### EXERCISE INSTRUCTIONS
Write out the data below in full, unchanged, minus the images.

### AVAILABLE DATA
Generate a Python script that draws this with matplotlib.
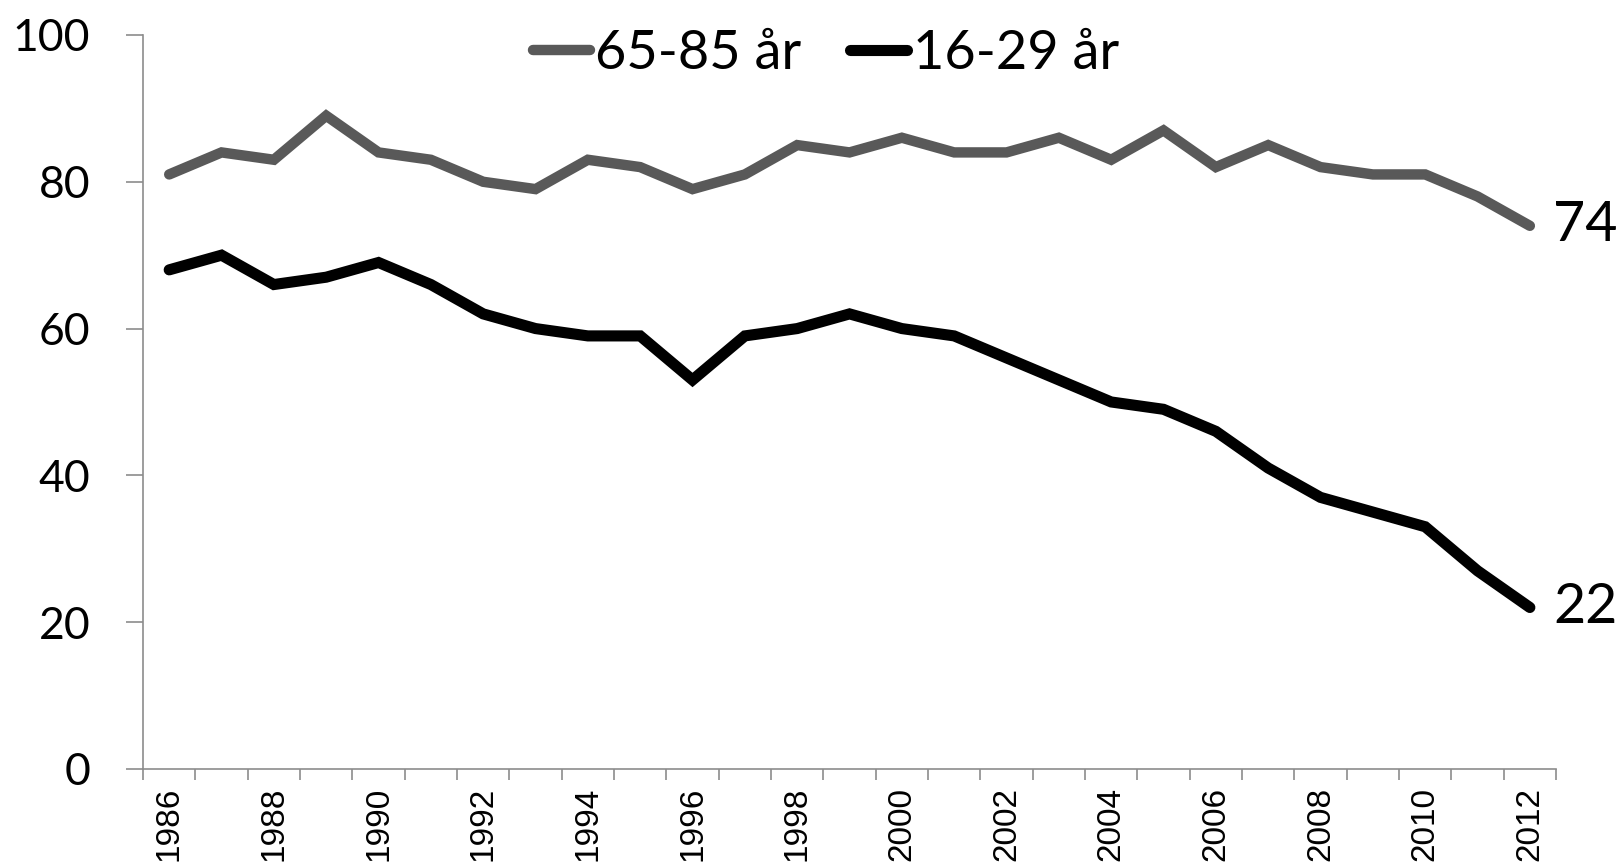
import numpy as np
import matplotlib
matplotlib.use("Agg")
import matplotlib.pyplot as plt

# data
years = list(range(1986, 2013))
old_label = "65-85 år"
young_label = "16-29 år"
old_values = [81, 84, 83, 89, 84, 83, 80, 79, 83, 82, 79, 81, 85, 84, 86,
              84, 84, 86, 83, 87, 82, 85, 82, 81, 81, 78, 74]
young_values = [68, 70, 66, 67, 69, 66, 62, 60, 59, 59, 53, 59, 60, 62, 60,
                59, 56, 53, 50, 49, 46, 41, 37, 35, 33, 27, 22]
y_ticks = [0, 20, 40, 60, 80, 100]

grey = "#595959"
axis_col = "#8c8c8c"

fig = plt.figure(figsize=(16.18, 8.68), dpi=100)
ax = fig.add_axes([0.0884, 0.1141, 0.8733, 0.8456])

x = np.arange(len(years))
ax.plot(x, old_values, color=grey, lw=7.5, solid_capstyle="round",
        solid_joinstyle="miter", label=old_label)
ax.plot(x, young_values, color="black", lw=8, solid_capstyle="round",
        solid_joinstyle="miter", label=young_label)

# end labels
ax.annotate(str(old_values[-1]), (x[-1], old_values[-1]), xytext=(17, 0),
            textcoords="offset points", va="center", ha="left",
            fontsize=40, family="Lato", annotation_clip=False)
ax.annotate(str(young_values[-1]), (x[-1], young_values[-1]), xytext=(17, 0),
            textcoords="offset points", va="center", ha="left",
            fontsize=40, family="Lato", annotation_clip=False)

ax.set_xlim(-0.5, len(years) - 0.5)
ax.set_ylim(0, 100)

# ticks on category boundaries, labels on even years
ax.set_xticks(np.arange(-0.5, len(years)), minor=False)
ax.set_xticklabels([])
ax.set_xticks([i for i, yr in enumerate(years) if yr % 2 == 0], minor=True)
ax.set_xticklabels([str(yr) for yr in years if yr % 2 == 0], minor=True,
                   rotation=90, family="Liberation Sans", fontsize=24,
                   va="top", ha="center")
ax.tick_params(axis="x", which="major", direction="out", length=8,
               width=1.2, color=axis_col)
ax.tick_params(axis="x", which="minor", length=0, pad=13)

ax.set_yticks(y_ticks)
ax.set_yticklabels([str(v) for v in y_ticks], family="Lato", fontsize=32)
ax.tick_params(axis="y", direction="out", length=12, width=1.2,
               color=axis_col, pad=26)

for s in ["top", "right"]:
    ax.spines[s].set_visible(False)
for s in ["left", "bottom"]:
    ax.spines[s].set_color(axis_col)
    ax.spines[s].set_linewidth(1.2)

leg = fig.legend(loc="center", bbox_to_anchor=(0.5105, 0.938), ncol=2,
                 frameon=False, prop={"family": "Lato", "size": 39},
                 handlelength=1.05, handletextpad=0.1, columnspacing=0.9,
                 borderaxespad=0, borderpad=0)
for line in leg.get_lines():
    line.set_solid_capstyle("round")

fig.savefig("out.png", dpi=100)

### FINISHED ANSWER
Generate a Python script that draws this with matplotlib.
import numpy as np
import matplotlib
matplotlib.use("Agg")
import matplotlib.pyplot as plt

# data
years = list(range(1986, 2013))
old_label = "65-85 år"
young_label = "16-29 år"
old_values = [81, 84, 83, 89, 84, 83, 80, 79, 83, 82, 79, 81, 85, 84, 86,
              84, 84, 86, 83, 87, 82, 85, 82, 81, 81, 78, 74]
young_values = [68, 70, 66, 67, 69, 66, 62, 60, 59, 59, 53, 59, 60, 62, 60,
                59, 56, 53, 50, 49, 46, 41, 37, 35, 33, 27, 22]
y_ticks = [0, 20, 40, 60, 80, 100]

grey = "#595959"
axis_col = "#8c8c8c"

fig = plt.figure(figsize=(16.18, 8.68), dpi=100)
ax = fig.add_axes([0.0884, 0.1141, 0.8733, 0.8456])

x = np.arange(len(years))
ax.plot(x, old_values, color=grey, lw=7.5, solid_capstyle="round",
        solid_joinstyle="miter", label=old_label)
ax.plot(x, young_values, color="black", lw=8, solid_capstyle="round",
        solid_joinstyle="miter", label=young_label)

# end labels
ax.annotate(str(old_values[-1]), (x[-1], old_values[-1]), xytext=(17, 0),
            textcoords="offset points", va="center", ha="left",
            fontsize=40, family="Lato", annotation_clip=False)
ax.annotate(str(young_values[-1]), (x[-1], young_values[-1]), xytext=(17, 0),
            textcoords="offset points", va="center", ha="left",
            fontsize=40, family="Lato", annotation_clip=False)

ax.set_xlim(-0.5, len(years) - 0.5)
ax.set_ylim(0, 100)

# ticks on category boundaries, labels on even years
ax.set_xticks(np.arange(-0.5, len(years)), minor=False)
ax.set_xticklabels([])
ax.set_xticks([i for i, yr in enumerate(years) if yr % 2 == 0], minor=True)
ax.set_xticklabels([str(yr) for yr in years if yr % 2 == 0], minor=True,
                   rotation=90, family="Liberation Sans", fontsize=24,
                   va="top", ha="center")
ax.tick_params(axis="x", which="major", direction="out", length=8,
               width=1.2, color=axis_col)
ax.tick_params(axis="x", which="minor", length=0, pad=13)

ax.set_yticks(y_ticks)
ax.set_yticklabels([str(v) for v in y_ticks], family="Lato", fontsize=32)
ax.tick_params(axis="y", direction="out", length=12, width=1.2,
               color=axis_col, pad=26)

for s in ["top", "right"]:
    ax.spines[s].set_visible(False)
for s in ["left", "bottom"]:
    ax.spines[s].set_color(axis_col)
    ax.spines[s].set_linewidth(1.2)

leg = fig.legend(loc="center", bbox_to_anchor=(0.5105, 0.938), ncol=2,
                 frameon=False, prop={"family": "Lato", "size": 39},
                 handlelength=1.05, handletextpad=0.1, columnspacing=0.9,
                 borderaxespad=0, borderpad=0)
for line in leg.get_lines():
    line.set_solid_capstyle("round")

fig.savefig("out.png", dpi=100)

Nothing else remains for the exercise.